Oculus is working on some kind of secret project — given recent statements and its recent acquisition of hand-tracking company Nimble VR, there’s a good chance it’s looking at motion control — but for now, it’s all but removed interactivity from its demos. Many developers rely on basic gamepads, but they’re not designed to work well with head tracking, and they don’t feel immersive. Motion control hardware is niche and fragmented. "What we’ve seen out there in the community, nothing’s really hit that mark yet, where you would put it on and you look, and you touch and feel … and say ‘This is it! I’m ready to go!’" says Iribe. "We’re not there yet."

The Sixense STEM motion controller

And motion controllers are making progress. Sixense and Leap Motion are both betting on that market, but in different ways: the former uses handheld grips tracked with an electromagnetic field, and the latter detects the fine points of your hands with a camera. Each has tradeoffs, and neither was announcing big news, but they’re still two of the most promising VR companies at CES. I drummed my fingers impatiently through a trailer for a David Attenborough documentary at the Samsung Gear VR booth, but the very smallest interactive tasks — shoe shopping, batting at blocks — felt like they had the potential to become something bigger.

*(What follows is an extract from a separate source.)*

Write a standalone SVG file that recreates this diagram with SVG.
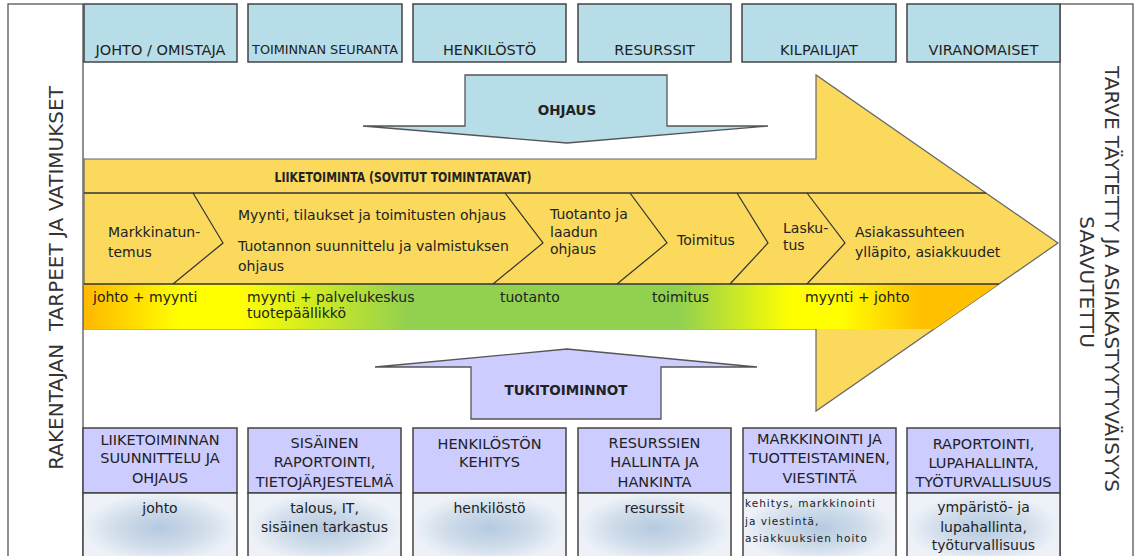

The most meaningful progress in VR right now won't come from another head-mounted display

Oculus has been cagey about whether it will release a consumer edition of the Oculus Rift without some kind of controller. With the components of a final headset getting locked down, it’s starting to seem like the company is stalling, waiting for an input system. But that might be a good thing. It’s increasingly evident that visual spectacle isn’t enough to give the technology real staying power, and adapting it to our current limited options will only set it on the wrong course. If we’re going to get people excited about virtual reality, let’s make sure it’s more than a screen first.